Re: Question about slow rs232 equipment

2004-04-24 Thread rolfk
A PIC for instance does not have a FIFO for its standard serial port
module. You get a byte in a register and if you are not fast enough
before the next byte is ready things might go wrong. Of course writing
the PIC formware in such a way that it can always deal with the
maximum input rate (for instance 9600 baud = ~1ms per byte) is the
real art here.
Also you can consider handshaking too, although the PIC module does
not have this automatically.

Rolf Kalbermatter



Re: Question about slow rs232 equipment

2004-02-17 Thread Chris_de
Normally there should not be the need to have a delay between the
characters. Are you sure you configured your baudrate correct?

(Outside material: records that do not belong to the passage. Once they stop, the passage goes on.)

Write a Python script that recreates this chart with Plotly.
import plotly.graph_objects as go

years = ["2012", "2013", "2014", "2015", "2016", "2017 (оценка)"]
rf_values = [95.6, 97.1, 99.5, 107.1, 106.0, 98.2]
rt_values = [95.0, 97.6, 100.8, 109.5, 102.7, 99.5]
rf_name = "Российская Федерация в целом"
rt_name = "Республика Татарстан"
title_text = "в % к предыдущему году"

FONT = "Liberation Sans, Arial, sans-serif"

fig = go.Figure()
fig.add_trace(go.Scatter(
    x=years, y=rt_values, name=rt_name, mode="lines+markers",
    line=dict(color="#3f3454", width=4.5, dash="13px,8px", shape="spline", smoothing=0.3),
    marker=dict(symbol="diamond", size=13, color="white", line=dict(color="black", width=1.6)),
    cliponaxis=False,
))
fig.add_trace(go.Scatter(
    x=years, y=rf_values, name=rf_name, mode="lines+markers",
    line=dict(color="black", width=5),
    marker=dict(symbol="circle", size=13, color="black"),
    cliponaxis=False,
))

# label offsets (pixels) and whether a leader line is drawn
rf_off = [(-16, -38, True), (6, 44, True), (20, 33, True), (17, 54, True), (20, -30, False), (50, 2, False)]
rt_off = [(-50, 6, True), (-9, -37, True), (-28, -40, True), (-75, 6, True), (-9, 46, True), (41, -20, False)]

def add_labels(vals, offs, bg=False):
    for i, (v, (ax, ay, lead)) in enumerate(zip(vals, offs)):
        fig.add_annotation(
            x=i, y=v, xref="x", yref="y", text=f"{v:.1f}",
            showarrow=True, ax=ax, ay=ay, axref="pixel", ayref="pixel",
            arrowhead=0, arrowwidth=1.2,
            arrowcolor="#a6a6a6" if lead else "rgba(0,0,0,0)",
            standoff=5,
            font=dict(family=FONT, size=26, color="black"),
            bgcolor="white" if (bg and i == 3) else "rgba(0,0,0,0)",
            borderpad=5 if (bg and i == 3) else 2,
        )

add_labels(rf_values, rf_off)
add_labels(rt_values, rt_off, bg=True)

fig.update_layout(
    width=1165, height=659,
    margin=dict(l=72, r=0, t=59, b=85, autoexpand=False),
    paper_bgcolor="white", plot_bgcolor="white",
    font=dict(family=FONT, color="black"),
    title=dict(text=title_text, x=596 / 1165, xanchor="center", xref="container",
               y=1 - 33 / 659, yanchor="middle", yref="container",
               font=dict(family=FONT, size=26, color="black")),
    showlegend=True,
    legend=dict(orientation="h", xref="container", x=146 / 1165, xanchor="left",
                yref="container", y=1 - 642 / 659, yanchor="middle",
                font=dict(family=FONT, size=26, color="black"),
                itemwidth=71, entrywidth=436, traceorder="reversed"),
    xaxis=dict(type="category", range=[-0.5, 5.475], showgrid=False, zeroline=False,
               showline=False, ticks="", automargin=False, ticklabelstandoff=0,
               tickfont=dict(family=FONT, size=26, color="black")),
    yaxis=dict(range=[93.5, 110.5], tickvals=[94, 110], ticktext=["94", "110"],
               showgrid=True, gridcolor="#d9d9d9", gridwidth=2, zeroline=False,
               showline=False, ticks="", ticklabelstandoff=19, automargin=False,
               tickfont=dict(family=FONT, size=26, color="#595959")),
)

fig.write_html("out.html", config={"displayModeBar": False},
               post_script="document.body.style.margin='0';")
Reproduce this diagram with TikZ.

Re: Question about slow rs232 equipment

2004-02-17 Thread tmh
I've come across equipment where a certain command needed delays
between characters in order to be recognised, because its
microcontroller was too busy doing something else... Admittedly this
was a product of the company I worked for at the time and was somewhat
funky, but many commercial instruments have been known to show funky
behaviour!



Re: Question about slow rs232 equipment

2004-02-16 Thread shoneill
It's quite easy.  You split the string you want to send into an array
of characters, and then using a for-loop write each character one at a
time, followed by a small wait (whatever your instrument requires).